We start our Festival of Lights — Chanukah — two days from now on Sunday evening, just 3 days before the shortest and darkest day of the year. From childhood on, I have always loved the idea that we start with one candle on the first night, then add a second candle on the second night, all the way up to eight candles on the eighth day.

There is a beautiful simplicity in these images. The holiday itself celebrates a successful rebellion against a foreign ruler bent on the obliteration of religious Judaism. We won with great difficulty, tiny lights of rebellion pushing back against an oppressive darkness. We feel that same spirit of rebellion here in winter, in how our menorah candles push back against the increasing darkness of this season. It raises our spirits.

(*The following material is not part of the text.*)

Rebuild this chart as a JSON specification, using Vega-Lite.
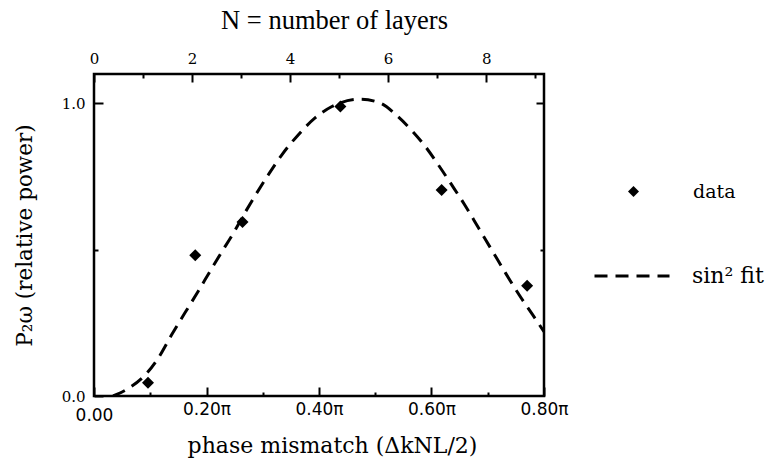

The first candle fights back against the darkness. It is a solitary protest. It flickers and casts a narrow glow. But that first candle eases the path to light the second, and the two candles offer a quiet power that nourishes the third. In turn, the third candle inspires the fourth, until finally, the eighth candle in the company of seven others bathes us in light with the darkness vanquished.

We also place our Chanukah candles near a window, facing outward into the world, trying to light up the world beyond our own homes. This light pushes out into the world, just as we are asked to do — to step out and protest the status quo through actions that repair and create a better world.

Just like our candles — one becoming two and then three – our actions are about taking small steps that sometimes don’t seem to matter. But those small steps, one after the other, somehow do make a difference, not by the size of the steps but because we are seen. And when we are seen, maybe just maybe we encourage others to take their own small steps, their actions and their lights joining ours.

Every step we take to repair the world lights a candle into the world, inspiring the next and the next and the next to be lit. Let the fullness of our eight candles and a world of light always be our goal.